Movimentos por uma educação antirracista vêm em boa hora

Iniciativas de escolas particulares surgem quando o assassinato brutal e covarde de João Alberto ainda está na pauta dos dias, um crime bárbaro que teve esse desfecho por causa da cor da pele da vítima

  • Por Álvaro Alves de Faria
  • 26/11/2020 12h25
Paulo Pinto/FotosPublicas Pessoas foram às ruas em protesto pela morte de João Alberto Silveira Freitas, homem negro que foi morto por espancamento por dois homens brancos em uma unidade do Carrefour em Porto Alegre

Pais e mães de alunos de escolas de elite de São Paulo pedem para seus filhos uma educação antirracista. Já são três movimentos que se articulam com essa finalidade. Os líderes desses movimentos afirmam ser preciso “sair da bolha”. As famílias pedem, também, uma maior representatividade de negros nos corpos docente, discente e diretivo das escolas. É tal a brutalidade que corre no país, incluindo o racismo declarado, que a própria população resolve, ela mesma, cuidar dos graves problemas que enfrenta, na falta de autoridade de um país que ruma para o autoritarismo. Ingênuos os que têm dúvida quanto a isso. Grupos de pedagogas fazem um alerta sobre o currículo que deve ser alterado para os tempos atuais, bem como uma formação de educadores mais cuidada. Esse primeiro movimento foi iniciado em maio deste ano, quando o adolescente João Pedro morreu baleado dentro de sua casa no Morro do Salgueiro, no Rio de Janeiro. A casa de João Pedro foi atingida por mais de 70 tiros. Logo a seguir, o cidadão negro norte-americano George Floyd foi assassinado por policiais brancos nos Estados Unidos. Um deles colocou o joelho no pescoço de Floyd, levando-o à morte por asfixia.

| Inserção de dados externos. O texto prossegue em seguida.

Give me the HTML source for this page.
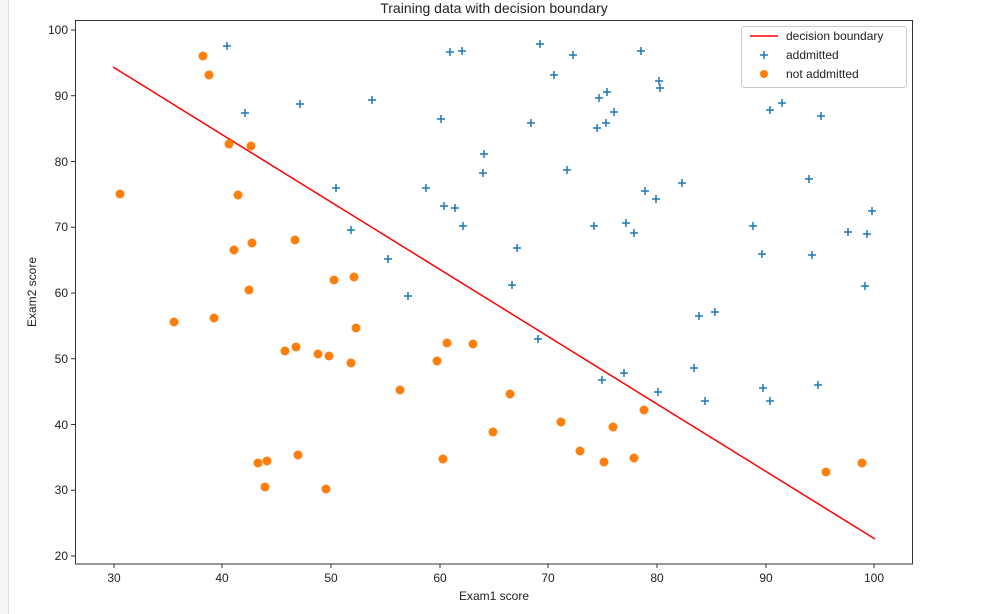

Na noite desse crime e nos dias posteriores, os Estados Unidos viveram uma onda de violência das maiores de sua história, em que os cidadãos, brancos e negros, demostraram sua indignação com mais um crime considerado racista. O movimento das escolas de elite de São Paulo cresceu agora, com o assassinado de João Alberto, homem negro de 40 anos, morto por dois seguranças brancos de um supermercado em Porto Alegre. Crimes assim se multiplicam e tudo vai para a vala do esquecimento. Parece que a sociedade está anestesiada com casos assim. Tudo passou a ser normal. Certamente é o novo normal. Felizmente, nem todos pensam dessa maneira, tanto que pais e mães da elite paulistana se engajaram e estão se articulando para exigir uma educação antirracista nas escolas particulares da cidade.

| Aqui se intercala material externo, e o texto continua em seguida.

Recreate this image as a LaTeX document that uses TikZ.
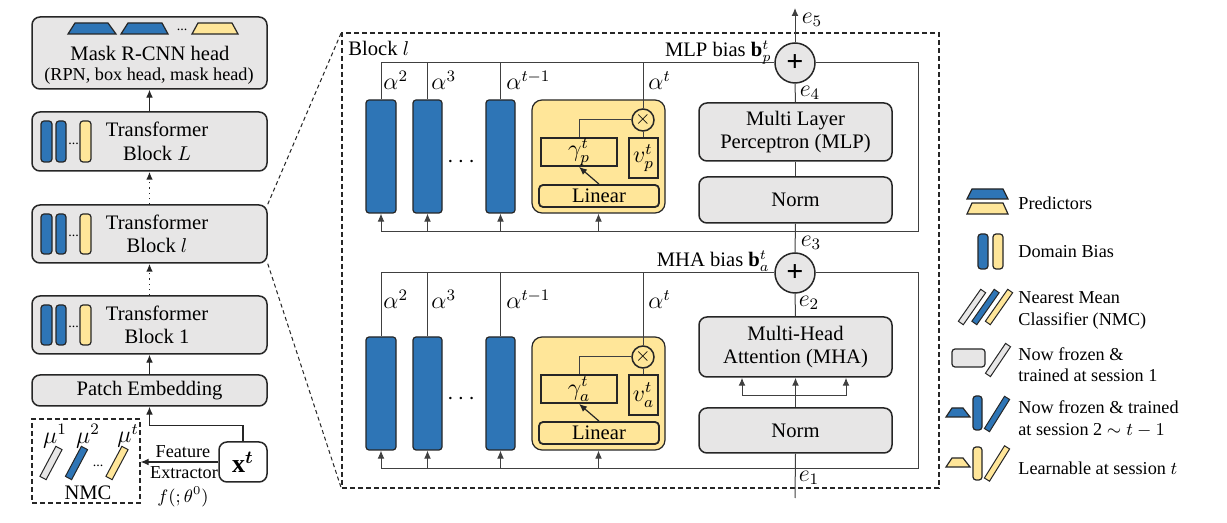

Um dos fundadores do movimento, Caio Maia, pai de três filhas que estudam Colégio Vera Cruz, um dos mais tradicionais de São Paulo, fala da falta de mobilização diante de um problema que se agrava cada vez mais. A partir daí, criou-se a Liga por Escolas Antirracistas com a mesma reivindicação e também formado por famílias de filhos que estudam em escolas de elite com mensalidade que chegam a custar mais de R$ 4 mil por mês. A advogada Evie Barreto Santiago é uma das mães que coordenaram a formação de um grupo antirracista para famílias no Colégio Equipe, objetivando uma revisão total do currículo para acabar de vez com o eurocentrismo e para trazer outras visões de mundo, em um ambiente de discussão perene sobre o racismo estrutural. Evie cita palavras de Sílvio de Almeida, negro, advogado, filósofo e professor universitário, autor de vários livros sobre o tema, destacando-se o “Racismo Estrutural”. Silvio de Almeida observa que o racismo mata e que a presença dele nas escolas particulares reverbera na rua, na forma como a polícia trata o negro, no desemprego, na atenção à saúde pública. Observa que tudo isso é fruto de uma sociedade insensível.

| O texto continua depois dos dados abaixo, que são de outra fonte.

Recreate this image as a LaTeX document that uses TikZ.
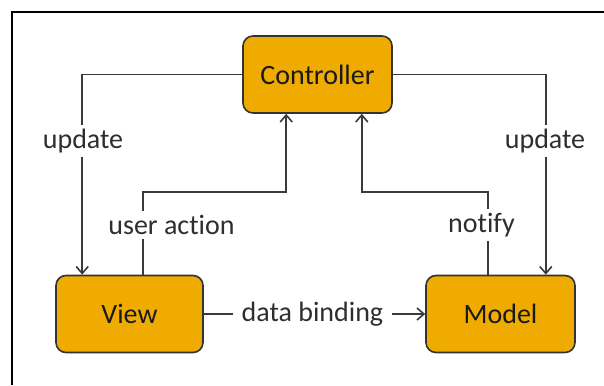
\documentclass[tikz,border=0pt]{standalone}
\usepackage{fontspec}
\setmainfont{Carlito}[Ligatures=NoCommon]
\usetikzlibrary{arrows.meta}
\definecolor{boxfill}{HTML}{F0AB00}
\definecolor{boxline}{HTML}{333333}
\definecolor{wirecol}{HTML}{3A3A3A}
\definecolor{labeltext}{HTML}{2E2E2E}
\begin{document}
\begin{tikzpicture}[x=1pt,y=-1pt,
  mvcbox/.style={draw=boxline, line width=1.6pt, fill=boxfill, rounded corners=10pt,
    minimum width=149pt, minimum height=77pt, inner sep=0pt,
    font=\fontsize{28}{33}\selectfont, text=black!90},
  wire/.style={draw=wirecol, line width=1.6pt},
  arr/.style={wire, -{Straight Barb[length=7pt,width=12pt,line width=1.6pt]}},
  lbl/.style={fill=white, inner xsep=9pt, inner ysep=4pt,
    font=\fontsize{28}{33}\selectfont, text=labeltext}]
\path[use as bounding box] (0,0) rectangle (604,385);
\draw[line width=1.8pt] (12,385) -- (12,12) -- (604,12);
\node[mvcbox] (ctrl) at (317.5,74.5) {Controller};
\node[mvcbox, minimum width=147pt] (view) at (129.5,314) {View};
\node[mvcbox] (model) at (500.5,314) {Model};
\draw[arr] (ctrl.west) -| ([xshift=27pt]view.north west);
\draw[arr] (ctrl.east) -| ([xshift=-30pt]model.north east);
\draw[arr] ([xshift=88pt]view.north west) -- ++(0,-83) -| ([xshift=44pt]ctrl.south west);
\draw[arr] ([xshift=63pt]model.north west) -- ++(0,-83) -| ([xshift=-31pt]ctrl.south east);
\draw[arr] (view.east) -- (model.west) node[lbl, midway, xshift=-2pt] (db) {data binding};
\node[lbl] (u1) at (83,141) {update};
\node[lbl] (u2) at (545,141) {update};
\node[lbl] (ua) at (171.5,225) {user action};
\node[lbl] (nt) at (481.5,225) {notify};
\end{tikzpicture}
\end{document}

Já a pedagoga Juliana de Paula Costa, pesquisadora de causas raciais na Educação,  uma das fundadoras do movimento “Pisar nesse chão devagarinho”, que trabalha com a educação antirracista para crianças, diz ser importante tomar cuidado para que a movimentação não acabe se restringindo somente a uma mudança de imagem. Observa que as escolas precisam revisar o currículo para repensar o programa de cada área, alterar os livros e, o principal, trabalhar na formação continuada dos educadores e dos gestores. Esses movimentos vêm em boa hora, em que o assassinato brutal e covarde de João Alberto, em Porto Alegre, ainda está na pauta dos dias. Um crime bárbaro que teve esse desfecho por causa da cor da pele da vítima. O Brasil parece ter perdido o controle do combate ao crime, todo tipo de crime. E some-se a isso o crime organizado, o crime praticado por políticos inescrupulosos, que sempre escapam da cadeia. Essa fotografia brasileira, agora também manchada com crimes de racismo, tem de mudar. Precisa mudar. Resta saber se ainda há tempo para isso.